- Says lack of action to repeal PTA a concern
- Urges Government to move on the matter after budget process
- Says SL should diversify products exported to EU market
- Encourages SL to explore new EU markets
By Chathuri Dissanayake
The visiting European Union Parliamentary Delegation yesterday expressed its “disappointment” over the Sri Lankan Government’s failure to come through on commitments given over the repeal of the Prevention of Terrorism Act (PTA) and criminal law.
Delegation chair Jean Lambert raised serious concerns over a lack of progress on changing the laws, warning that the shortcomings would be noted by the European Parliament.
“We are very disappointed to see that we have still not got change on the statutes,” she said while speaking at a news conference.
Stressing that the Sri Lankan Government gave assurances that there would be “rapid changes” in repealing the controversial act, which allows law enforcement authorities to detain individuals without charging them for long periods of time, Lambert said they were under the impression that the Government was keen to repeal the current act to replace it with laws complying with international standards.
“The assurances were that it would be done. That was coming from the highest levels. That the new counterterrorism act we were told would meet the international standards, we were told that was why they are engaging with the United Nations, and the week after I visit was when the UN experts were coming to discuss it. So we were under the impression that it was going to be a rapid change.”
Visiting UN missions have also highlighted the lack of progress in repealing the PTA. According to the figures given by the UN Special Rapporteur on counter-terrorism and human rights, Ben Emmerson, who visited the country in July, there are 81 prisoners held without a charge under the PTA, of whom 70 had been in detention without trial for over five years and 12 had been in detention without trial for over 10 years. Recent demonstrations in Jaffna during President Maithripala Sirisena’s visit to the North prompted him to assure the Tamil community to look for solutions for the issue with Opposition and TNA Leader R. Sampanthan.
Lambert also said that although the EU Parliament did not officially raise objections against reinstating preferential trade conditions to Sri Lanka, a number of concerns remained regarding the commitment of the country to the 27 international conventions that GSP+ was tied to.
“We did raise a number of concerns on a number of issues because our feeling was there was obviously a change of mood in the Government with the 2015 elections but there were still a number of things that needed to happen in order to see progress in the 27 international conventions the GSP+ covers,” she said.
Lambert also said that the EU would be closely monitoring Sri Lanka’s progress over commitments made to the United Nations, noting that the lack of progress in the accountability process was a concern.

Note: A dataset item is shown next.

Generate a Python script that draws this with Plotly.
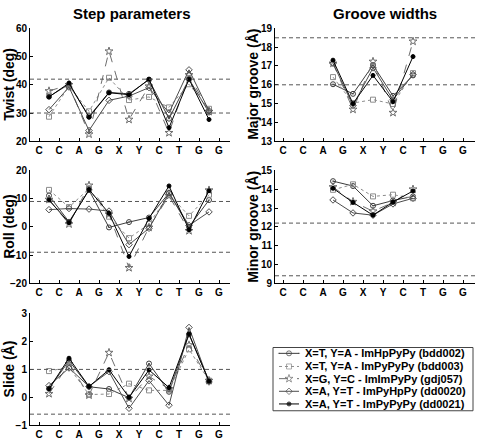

She also noted that the UN had imposed timelines on achieving the goals, which the EU Parliament would also take into consideration.
However, the delegation also noted that there had been positive developments “with clear declaration of intent” in terms of labour rights and implementing conventions related to the environment.
“The action plans have been drawn up. The next evaluation is on taking action,” she said.
The EU delegation will also monitor if the GSP+ benefits also reach the grassroots level, Lambert stressed, adding that the results of the benefit will be properly visible after a year of receiving the benefit. However, the Government has informed the delegation that results were already visible in terms of export volumes.
The EU also encouraged the Government to diversify products.
“We want the Government to diversify into more markets and diversify the products and services that they are selling. When the Minister of Finance said there is an increase it was in the traditional markets. The real challenge is in diversification into more products and countries,” she said.